Así, la hora de la siesta se transformó en el momento de encuentro habitual. Risas, cuentos, juegos, todo por encima de la medianera. Al fin, después de tantos años de soledad en el barrio pude encontrar amigas tan maravillosas.
   Un día en que estaba charlando con Carolina, le comenté que nos íbamos a ir de vacaciones con mi familia, por lo que estaríamos quince días sin vernos. Esa tarde aprovechamos las horas de sol y charlamos y jugamos hasta la hora de cenar.
   Ya durante los últimos días de las vacaciones no veía la hora de reencontrarme y llevarles de regalo, a cada una, los collares que había armado con caracoles de la playa.
   Pasaron quince días y ya estábamos de regreso. Luego de ordenar toda la ropa y vaciar los bolsos, tarea que me había encomendado mi madre, recién pude salir al patio a llamar a las chicas. Había envuelto los collares en papel de regalo y había escrito una breve nota para cada una.

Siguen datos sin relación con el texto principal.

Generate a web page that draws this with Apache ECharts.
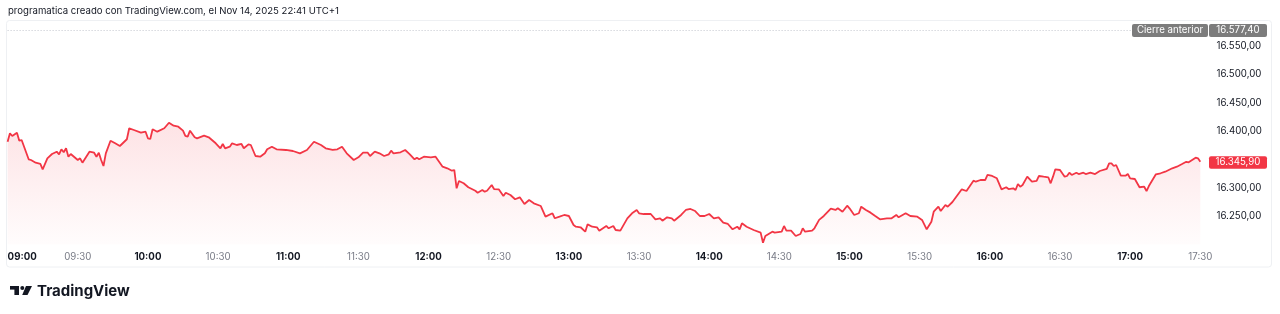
<!DOCTYPE html>
<html><head><meta charset="utf-8">
<script src="https://cdn.jsdelivr.net/npm/echarts@6.0.0/dist/echarts.min.js"></script>
<style>html,body{margin:0;padding:0;background:#fff;}#c{width:1280px;height:314px;}</style>
</head><body><div id="c"></div>
<script>
const titleText = 'programatica creado con TradingView.com, el Nov 14, 2025 22:41 UTC+1';
const prevClose = 16577.40;
const lastPrice = 16345.90;
const times = ['09:00','09:01','09:02','09:04','09:05','09:06','09:09','09:10','09:12','09:14','09:15','09:17','09:19','09:21','09:22','09:23','09:24','09:25','09:26','09:27','09:30','09:31','09:32','09:35','09:37','09:38','09:39','09:40','09:41','09:42','09:44','09:46','09:48','09:51','09:52','09:54','09:57','09:59',
'10:00','10:01','10:02','10:04','10:07','10:09','10:11','10:13','10:15','10:16','10:17','10:18','10:20','10:21','10:24','10:26','10:29','10:31','10:32','10:33','10:35','10:36','10:38','10:40','10:41','10:43','10:44','10:46','10:48','10:50','10:51','10:53','10:55','10:59',
'11:02','11:05','11:08','11:11','11:14','11:16','11:19','11:21','11:23','11:25','11:28','11:30','11:32','11:34','11:35','11:37','11:39','11:41','11:43','11:44','11:45','11:48','11:50','11:52','11:54','11:55','11:56','11:58',
'12:01','12:03','12:06','12:08','12:10','12:11','12:12','12:13','12:15','12:17','12:20','12:21','12:23','12:24','12:25','12:27','12:28','12:30','12:32','12:33','12:35','12:37','12:39','12:41','12:43','12:45','12:48','12:50','12:53','12:54','12:56','12:58',
'13:00','13:02','13:03','13:05','13:07','13:08','13:10','13:12','13:13','13:16','13:17','13:19','13:20','13:22','13:25','13:27','13:29','13:30','13:32','13:35','13:37','13:39','13:40','13:42','13:44','13:45','13:48','13:50','13:52','13:54','13:56','13:58',
'14:00','14:02','14:04','14:06','14:08','14:10','14:12','14:13','14:14','14:16','14:19','14:22','14:23','14:24','14:27','14:28','14:31','14:32','14:33','14:35','14:37','14:39','14:40','14:41','14:44','14:45','14:47','14:49','14:52','14:54','14:55','14:57','14:59',
'15:00','15:02','15:04','15:05','15:07','15:09','15:11','15:13','15:16','15:18','15:20','15:21','15:24','15:26','15:29','15:31','15:33','15:35','15:36','15:38','15:39','15:41','15:42','15:44','15:48','15:50','15:53','15:54','15:56','15:58','15:59',
'16:01','16:03','16:05','16:07','16:08','16:10','16:11','16:12','16:13','16:14','16:16','16:18','16:20','16:21','16:23','16:25','16:26','16:27','16:28','16:30','16:32','16:33','16:34','16:35','16:37','16:38','16:40','16:41','16:43','16:45','16:47','16:50','16:51','16:52','16:53','16:54','16:56','16:58','16:59',
'17:00','17:02','17:04','17:06','17:07','17:08','17:11','17:13','17:15','17:18','17:20','17:22','17:24','17:25','17:28','17:29','17:30'];
const prices = [16381.1,16395.9,16391.2,16397.0,16382.9,16384.1,16350.1,16348.8,16344.1,16341.8,16332.4,16351.8,16359.4,16363.5,16358.9,16367.7,16362.4,16369.5,16354.6,16359.4,16348.8,16351.8,16344.1,16363.5,16361.7,16354.6,16361.7,16348.8,16338.2,16360.6,16382.9,16378.3,16373.5,16385.4,16404.8,16401.8,16397.0,16398.8,
16387.1,16385.9,16403.0,16398.8,16404.8,16414.6,16409.4,16407.6,16400.6,16391.2,16390.0,16400.6,16388.9,16387.1,16391.7,16388.9,16378.3,16369.5,16377.1,16369.5,16372.3,16378.3,16375.3,16377.1,16369.5,16376.5,16375.3,16355.9,16354.6,16360.6,16367.7,16372.3,16367.7,16366.5,
16364.7,16360.6,16366.5,16381.1,16375.3,16369.5,16366.5,16367.7,16372.3,16360.6,16348.8,16353.6,16361.7,16361.7,16355.9,16363.5,16360.6,16355.9,16358.9,16365.2,16360.6,16362.4,16366.5,16358.9,16350.1,16352.9,16350.1,16354.6,
16353.6,16354.6,16337.0,16334.2,16329.9,16331.2,16298.9,16311.8,16307.7,16300.7,16294.6,16291.1,16295.9,16292.9,16294.6,16304.7,16297.6,16297.1,16285.3,16291.1,16287.1,16279.5,16283.0,16271.2,16278.2,16272.4,16267.6,16248.8,16254.8,16246.0,16248.8,16251.8,
16250.0,16234.1,16231.1,16230.1,16222.3,16235.3,16231.1,16230.1,16224.1,16232.4,16228.3,16232.4,16225.3,16224.1,16245.9,16254.8,16260.6,16254.8,16253.5,16253.5,16244.2,16245.9,16241.7,16247.7,16245.9,16241.7,16251.8,16260.6,16262.4,16258.8,16250.0,16250.0,
16253.5,16245.9,16247.7,16238.2,16235.9,16226.5,16231.1,16226.5,16237.1,16231.1,16225.3,16220.6,16202.9,16214.7,16222.3,16220.6,16222.3,16232.4,16224.1,16224.1,16214.7,16218.2,16228.3,16222.3,16224.1,16228.3,16243.1,16250.0,16262.9,16260.6,16263.6,16257.6,16268.2,
16263.6,16251.8,16254.8,16266.5,16260.6,16255.9,16250.0,16244.2,16245.9,16245.9,16251.8,16247.7,16254.8,16250.0,16248.8,16243.1,16226.5,16239.9,16257.6,16266.5,16258.8,16269.4,16266.5,16274.7,16297.1,16294.1,16312.3,16310.5,16313.5,16313.5,16322.4,
16320.6,16316.5,16297.1,16300.7,16297.6,16298.9,16295.9,16306.5,16301.7,16304.7,16319.4,16310.5,16311.8,16320.6,16319.4,16318.3,16307.7,16319.4,16332.4,16331.2,16319.4,16320.6,16326.4,16322.4,16326.4,16324.1,16326.4,16324.1,16326.4,16324.1,16329.4,16333.0,16343.0,16343.0,16338.2,16340.0,16321.1,16321.1,16324.1,
16316.5,16315.3,16300.7,16301.7,16294.1,16302.9,16323.6,16325.4,16328.2,16334.2,16337.0,16341.2,16345.6,16344.7,16353.0,16351.8,16345.9];

const FONT = 'Inter, "Noto Sans", sans-serif';
const FS = 9.7;
const RED = '#f23645';
function toMin(s){ const p = s.split(':'); return (+p[0]-9)*60 + (+p[1]); }
function pad(n){ return (n<10?'0':'')+n; }
function fmtEs(v){ const p = v.toFixed(2).split('.'); return p[0].replace(/\B(?=(\d{3})+(?!\d))/g,'.')+','+p[1]; }
const seriesData = times.map((t,i)=>[toMin(t), prices[i]]);

const chart = echarts.init(document.getElementById('c'), null, {renderer:'canvas'});
chart.setOption({
  animation:false,
  backgroundColor:'#fff',
  grid:{left:7.6, right:75, top:17.67, bottom:69.67, containLabel:false},
  xAxis:{type:'value', min:0, max:512, interval:30,
    axisLine:{show:false}, axisTick:{show:false}, splitLine:{show:false},
    axisLabel:{margin:7.5, showMaxLabel:false, alignMinLabel:'left', fontFamily:FONT, fontSize:FS,
      formatter:function(v){ if (v%30!==0) return ''; const h=9+Math.floor(v/60), m=v%60; const s=pad(h)+':'+pad(m); return m===0?'{b|'+s+'}':'{n|'+s+'}'; },
      rich:{b:{fontWeight:'bold', color:'#131722', fontSize:FS, fontFamily:FONT}, n:{color:'#787b86', fontSize:FS, fontFamily:FONT}}}},
  yAxis:{type:'value', position:'right', min:16200, max:16600, interval:50,
    axisLine:{show:false}, axisTick:{show:false}, splitLine:{show:false},
    axisLabel:{margin:11.5, color:'#131722', fontSize:FS, fontFamily:FONT, align:'left',
      formatter:function(v){ if (v===16200||v===16600||Math.abs(v-lastPrice)<20) return ''; return fmtEs(v); }}},
  series:[{type:'line', data:seriesData, showSymbol:false, symbol:'none',
    lineStyle:{color:RED, width:1.8}, itemStyle:{color:RED},
    areaStyle:{color:new echarts.graphic.LinearGradient(0,0,0,1,[{offset:0,color:'rgba(242,54,69,0.2)'},{offset:1,color:'rgba(242,54,69,0.02)'}])},
    markLine:{silent:true, symbol:'none', label:{show:false},
      lineStyle:{color:'#c3c6ce', type:[1,2], width:1}, data:[{yAxis:prevClose}]}
  }]
});

const yPrev = chart.convertToPixel({yAxisIndex:0}, prevClose);
const yLast = chart.convertToPixel({yAxisIndex:0}, lastPrice);
const lf = FS+'px '+FONT;
chart.setOption({graphic:[
  {type:'rect', shape:{x:6.5, y:20.5, width:1265, height:246.5, r:3}, style:{fill:'none', stroke:'#eef0f3', lineWidth:1}, z:-1},
  {type:'text', left:8, top:6.5, style:{text:titleText, font:'9.6px '+FONT, fill:'#131722'}},
  {type:'rect', z:100, shape:{x:1132, y:yPrev-6.5, width:76, height:13, r:2}, style:{fill:'#7c7c7c'}},
  {type:'text', z:101, x:1170, y:yPrev, style:{text:'Cierre anterior', font:lf, fill:'#fff', align:'center', verticalAlign:'middle'}},
  {type:'rect', z:100, shape:{x:1209, y:yPrev-6.5, width:58, height:13, r:2}, style:{fill:'#7c7c7c'}},
  {type:'text', z:101, x:1238, y:yPrev, style:{text:fmtEs(prevClose), font:lf, fill:'#fff', align:'center', verticalAlign:'middle'}},
  {type:'rect', z:100, shape:{x:1209, y:yLast-5.5, width:58, height:12.5, r:2}, style:{fill:RED}},
  {type:'text', z:101, x:1238, y:yLast+0.7, style:{text:fmtEs(lastPrice), font:lf, fill:'#fff', align:'center', verticalAlign:'middle'}},
  {type:'rect', shape:{x:10, y:286, width:9, height:3.6}, style:{fill:'#131722'}},
  {type:'rect', shape:{x:14.4, y:286, width:4.6, height:9}, style:{fill:'#131722'}},
  {type:'circle', shape:{cx:22.3, cy:288, r:2}, style:{fill:'#131722'}},
  {type:'polygon', shape:{points:[[26,286],[32,286],[27.5,295],[22.2,295]]}, style:{fill:'#131722'}},
  {type:'text', x:37, y:291, style:{text:'TradingView', font:'bold 15px '+FONT, fill:'#131722', verticalAlign:'middle'}}
]});
</script></body></html>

   Las llamé pero pasaron unos minutos y no venían, por lo que volví a insistir. ¿Me habrían escuchado? Volví a llamarlas, esta vez con más énfasis, nada. Me sorprendió el silencio sepulcral que había en todo el patio y en la casa, entonces decidí pegar la vuelta e ir por la vereda a tocar timbre, algo inusual para nosotras. Solo quería disfrutar del reencuentro, tenían que tener mis collares, teníamos que vernos.
   Al salir, una vecina que me vio dirigirme hacia la casa de las chicas me llamó y me dijo que no tocara timbre porque la vivienda estaba vacía. La miré sin preguntar, sin embargo ella siguió hablando, típica vecina de esas que sabía todo lo que sucedía en el barrio. Así me enteré de que hacía un par de días que la familia se había mudado de ciudad. Quedé petrificada, sin poder articular palabra. Sola, otra vez, en el barrio.
   Nunca supe porqué, ni a dónde se fueron. Tampoco tuve la oportunidad de despedirme. Años después, ordenando mis cajas viejas encontré los dos paquetes de papel para regalo con los collares de caracoles; al verlos, entristecí recordando a mis amigas que se habían esfumado por siempre en forma abrupta y me invadió la melancolía. Melancolía que me acompaña tras cada historia que vivo luego de ese suceso tan inesperado.
   Hoy las recuerdo con cariño, como algo lejano de mi vida que me ayudó a vivir días en los que sentí felicidad.